== Brief ==
Reproduce every entry that follows word for word, but omit the images.

-- BEGIN Data for processing --

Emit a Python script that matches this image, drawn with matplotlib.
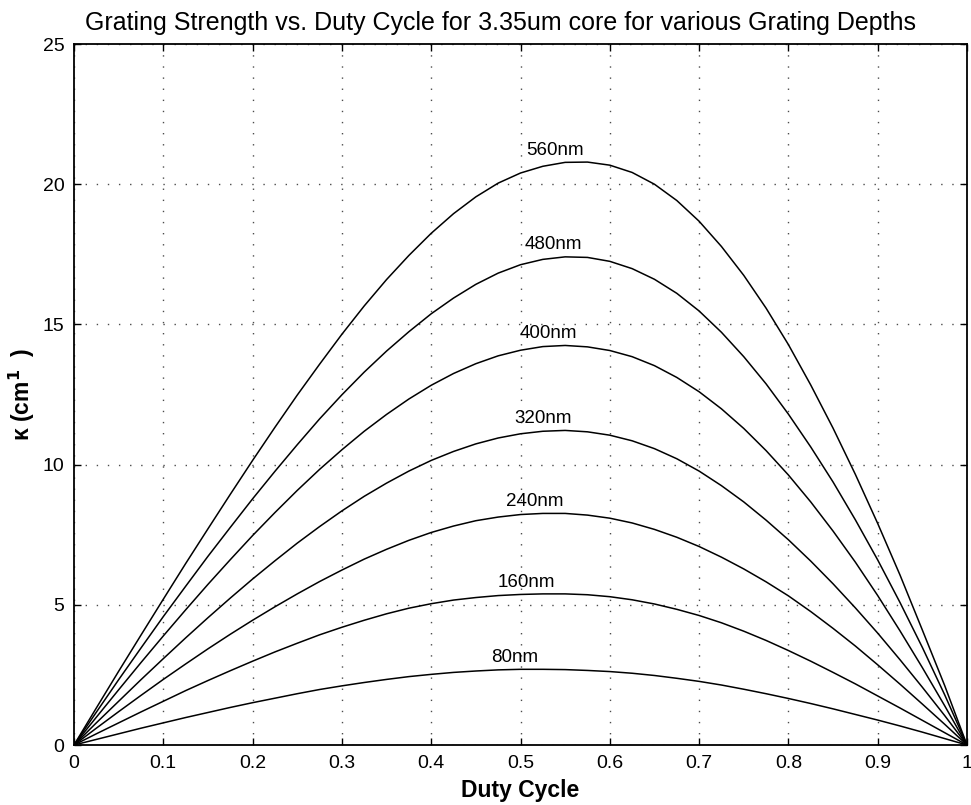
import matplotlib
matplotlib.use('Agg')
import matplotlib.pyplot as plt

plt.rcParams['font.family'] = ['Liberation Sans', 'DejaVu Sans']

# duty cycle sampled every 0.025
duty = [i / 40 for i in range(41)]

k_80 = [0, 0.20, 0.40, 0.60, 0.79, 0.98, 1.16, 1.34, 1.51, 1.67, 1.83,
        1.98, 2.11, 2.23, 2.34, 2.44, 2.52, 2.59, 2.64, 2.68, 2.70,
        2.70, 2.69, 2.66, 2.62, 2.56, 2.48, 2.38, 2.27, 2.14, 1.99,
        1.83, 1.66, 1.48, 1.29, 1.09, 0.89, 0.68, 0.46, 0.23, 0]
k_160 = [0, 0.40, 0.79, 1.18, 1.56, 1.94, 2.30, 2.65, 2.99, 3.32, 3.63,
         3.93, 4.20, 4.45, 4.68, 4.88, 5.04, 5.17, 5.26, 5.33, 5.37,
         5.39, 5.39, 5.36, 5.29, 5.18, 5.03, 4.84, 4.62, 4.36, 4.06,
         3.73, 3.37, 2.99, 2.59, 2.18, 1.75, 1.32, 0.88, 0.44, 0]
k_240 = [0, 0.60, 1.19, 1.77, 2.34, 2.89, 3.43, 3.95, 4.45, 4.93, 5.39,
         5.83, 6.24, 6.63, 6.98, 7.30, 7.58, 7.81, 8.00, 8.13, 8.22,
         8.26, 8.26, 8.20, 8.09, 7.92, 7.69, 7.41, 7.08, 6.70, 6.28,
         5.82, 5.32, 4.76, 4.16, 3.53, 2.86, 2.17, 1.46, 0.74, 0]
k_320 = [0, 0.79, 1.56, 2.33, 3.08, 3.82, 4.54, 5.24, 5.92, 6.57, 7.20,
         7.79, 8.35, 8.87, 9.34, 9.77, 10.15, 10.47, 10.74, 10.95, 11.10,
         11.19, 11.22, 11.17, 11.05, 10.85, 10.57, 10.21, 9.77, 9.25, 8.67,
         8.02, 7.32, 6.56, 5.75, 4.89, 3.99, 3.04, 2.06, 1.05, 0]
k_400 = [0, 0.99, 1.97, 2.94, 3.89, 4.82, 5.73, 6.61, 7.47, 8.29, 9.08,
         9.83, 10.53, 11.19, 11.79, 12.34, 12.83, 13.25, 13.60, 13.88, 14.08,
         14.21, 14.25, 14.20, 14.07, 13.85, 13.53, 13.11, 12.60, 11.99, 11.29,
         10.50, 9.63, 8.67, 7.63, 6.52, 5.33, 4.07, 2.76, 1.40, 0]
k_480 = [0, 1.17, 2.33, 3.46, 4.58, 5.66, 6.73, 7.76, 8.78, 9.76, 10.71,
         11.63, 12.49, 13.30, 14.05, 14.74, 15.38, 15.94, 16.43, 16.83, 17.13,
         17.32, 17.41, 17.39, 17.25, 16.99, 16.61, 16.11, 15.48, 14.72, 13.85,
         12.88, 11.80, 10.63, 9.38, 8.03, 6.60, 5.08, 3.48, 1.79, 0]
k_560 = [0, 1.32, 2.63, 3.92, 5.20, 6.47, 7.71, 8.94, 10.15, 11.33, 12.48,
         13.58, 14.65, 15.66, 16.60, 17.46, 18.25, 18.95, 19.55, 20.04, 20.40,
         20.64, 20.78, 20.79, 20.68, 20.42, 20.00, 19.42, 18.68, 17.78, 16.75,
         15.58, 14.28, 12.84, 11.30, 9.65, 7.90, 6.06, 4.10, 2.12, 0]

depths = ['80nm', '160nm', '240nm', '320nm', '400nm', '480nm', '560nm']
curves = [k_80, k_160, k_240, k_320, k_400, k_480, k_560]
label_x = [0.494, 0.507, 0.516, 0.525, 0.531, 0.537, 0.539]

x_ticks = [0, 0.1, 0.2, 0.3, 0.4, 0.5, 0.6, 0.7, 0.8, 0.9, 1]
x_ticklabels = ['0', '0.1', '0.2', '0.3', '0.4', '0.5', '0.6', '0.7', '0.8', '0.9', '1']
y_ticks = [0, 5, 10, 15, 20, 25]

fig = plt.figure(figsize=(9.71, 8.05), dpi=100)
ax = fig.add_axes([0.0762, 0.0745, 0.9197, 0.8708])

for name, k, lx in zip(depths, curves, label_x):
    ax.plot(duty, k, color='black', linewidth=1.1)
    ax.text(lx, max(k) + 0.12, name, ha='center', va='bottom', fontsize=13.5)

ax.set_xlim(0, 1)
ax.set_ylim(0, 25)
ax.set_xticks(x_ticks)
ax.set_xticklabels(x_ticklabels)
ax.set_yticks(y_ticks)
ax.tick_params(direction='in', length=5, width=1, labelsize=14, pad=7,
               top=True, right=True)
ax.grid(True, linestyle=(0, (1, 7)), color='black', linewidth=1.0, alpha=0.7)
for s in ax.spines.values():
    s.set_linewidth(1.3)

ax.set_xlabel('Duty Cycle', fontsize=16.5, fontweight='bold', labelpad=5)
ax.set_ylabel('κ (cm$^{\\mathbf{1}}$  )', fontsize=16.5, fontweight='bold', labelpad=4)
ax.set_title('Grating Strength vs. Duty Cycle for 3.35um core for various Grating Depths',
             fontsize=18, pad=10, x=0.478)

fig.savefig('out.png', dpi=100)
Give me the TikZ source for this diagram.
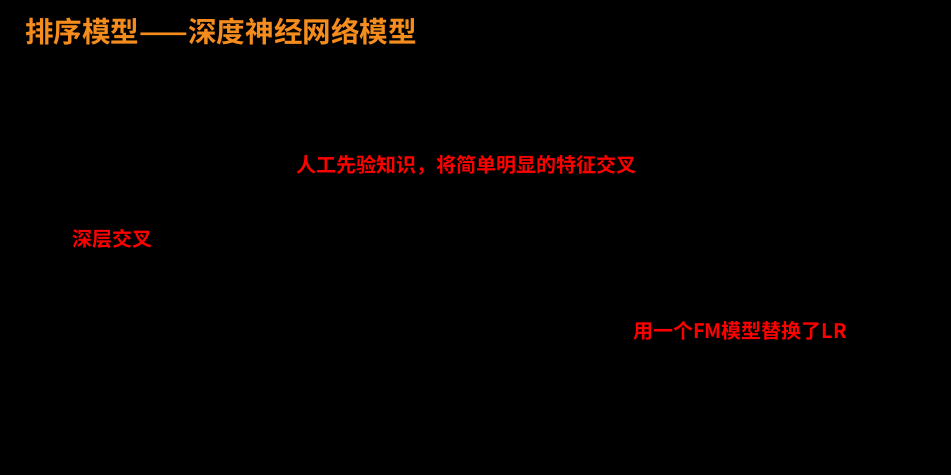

-- END Data for processing --

== Exercise answer ==
Emit a Python script that matches this image, drawn with matplotlib.
import matplotlib
matplotlib.use('Agg')
import matplotlib.pyplot as plt

plt.rcParams['font.family'] = ['Liberation Sans', 'DejaVu Sans']

# duty cycle sampled every 0.025
duty = [i / 40 for i in range(41)]

k_80 = [0, 0.20, 0.40, 0.60, 0.79, 0.98, 1.16, 1.34, 1.51, 1.67, 1.83,
        1.98, 2.11, 2.23, 2.34, 2.44, 2.52, 2.59, 2.64, 2.68, 2.70,
        2.70, 2.69, 2.66, 2.62, 2.56, 2.48, 2.38, 2.27, 2.14, 1.99,
        1.83, 1.66, 1.48, 1.29, 1.09, 0.89, 0.68, 0.46, 0.23, 0]
k_160 = [0, 0.40, 0.79, 1.18, 1.56, 1.94, 2.30, 2.65, 2.99, 3.32, 3.63,
         3.93, 4.20, 4.45, 4.68, 4.88, 5.04, 5.17, 5.26, 5.33, 5.37,
         5.39, 5.39, 5.36, 5.29, 5.18, 5.03, 4.84, 4.62, 4.36, 4.06,
         3.73, 3.37, 2.99, 2.59, 2.18, 1.75, 1.32, 0.88, 0.44, 0]
k_240 = [0, 0.60, 1.19, 1.77, 2.34, 2.89, 3.43, 3.95, 4.45, 4.93, 5.39,
         5.83, 6.24, 6.63, 6.98, 7.30, 7.58, 7.81, 8.00, 8.13, 8.22,
         8.26, 8.26, 8.20, 8.09, 7.92, 7.69, 7.41, 7.08, 6.70, 6.28,
         5.82, 5.32, 4.76, 4.16, 3.53, 2.86, 2.17, 1.46, 0.74, 0]
k_320 = [0, 0.79, 1.56, 2.33, 3.08, 3.82, 4.54, 5.24, 5.92, 6.57, 7.20,
         7.79, 8.35, 8.87, 9.34, 9.77, 10.15, 10.47, 10.74, 10.95, 11.10,
         11.19, 11.22, 11.17, 11.05, 10.85, 10.57, 10.21, 9.77, 9.25, 8.67,
         8.02, 7.32, 6.56, 5.75, 4.89, 3.99, 3.04, 2.06, 1.05, 0]
k_400 = [0, 0.99, 1.97, 2.94, 3.89, 4.82, 5.73, 6.61, 7.47, 8.29, 9.08,
         9.83, 10.53, 11.19, 11.79, 12.34, 12.83, 13.25, 13.60, 13.88, 14.08,
         14.21, 14.25, 14.20, 14.07, 13.85, 13.53, 13.11, 12.60, 11.99, 11.29,
         10.50, 9.63, 8.67, 7.63, 6.52, 5.33, 4.07, 2.76, 1.40, 0]
k_480 = [0, 1.17, 2.33, 3.46, 4.58, 5.66, 6.73, 7.76, 8.78, 9.76, 10.71,
         11.63, 12.49, 13.30, 14.05, 14.74, 15.38, 15.94, 16.43, 16.83, 17.13,
         17.32, 17.41, 17.39, 17.25, 16.99, 16.61, 16.11, 15.48, 14.72, 13.85,
         12.88, 11.80, 10.63, 9.38, 8.03, 6.60, 5.08, 3.48, 1.79, 0]
k_560 = [0, 1.32, 2.63, 3.92, 5.20, 6.47, 7.71, 8.94, 10.15, 11.33, 12.48,
         13.58, 14.65, 15.66, 16.60, 17.46, 18.25, 18.95, 19.55, 20.04, 20.40,
         20.64, 20.78, 20.79, 20.68, 20.42, 20.00, 19.42, 18.68, 17.78, 16.75,
         15.58, 14.28, 12.84, 11.30, 9.65, 7.90, 6.06, 4.10, 2.12, 0]

depths = ['80nm', '160nm', '240nm', '320nm', '400nm', '480nm', '560nm']
curves = [k_80, k_160, k_240, k_320, k_400, k_480, k_560]
label_x = [0.494, 0.507, 0.516, 0.525, 0.531, 0.537, 0.539]

x_ticks = [0, 0.1, 0.2, 0.3, 0.4, 0.5, 0.6, 0.7, 0.8, 0.9, 1]
x_ticklabels = ['0', '0.1', '0.2', '0.3', '0.4', '0.5', '0.6', '0.7', '0.8', '0.9', '1']
y_ticks = [0, 5, 10, 15, 20, 25]

fig = plt.figure(figsize=(9.71, 8.05), dpi=100)
ax = fig.add_axes([0.0762, 0.0745, 0.9197, 0.8708])

for name, k, lx in zip(depths, curves, label_x):
    ax.plot(duty, k, color='black', linewidth=1.1)
    ax.text(lx, max(k) + 0.12, name, ha='center', va='bottom', fontsize=13.5)

ax.set_xlim(0, 1)
ax.set_ylim(0, 25)
ax.set_xticks(x_ticks)
ax.set_xticklabels(x_ticklabels)
ax.set_yticks(y_ticks)
ax.tick_params(direction='in', length=5, width=1, labelsize=14, pad=7,
               top=True, right=True)
ax.grid(True, linestyle=(0, (1, 7)), color='black', linewidth=1.0, alpha=0.7)
for s in ax.spines.values():
    s.set_linewidth(1.3)

ax.set_xlabel('Duty Cycle', fontsize=16.5, fontweight='bold', labelpad=5)
ax.set_ylabel('κ (cm$^{\\mathbf{1}}$  )', fontsize=16.5, fontweight='bold', labelpad=4)
ax.set_title('Grating Strength vs. Duty Cycle for 3.35um core for various Grating Depths',
             fontsize=18, pad=10, x=0.478)

fig.savefig('out.png', dpi=100)
Give me the TikZ source for this diagram.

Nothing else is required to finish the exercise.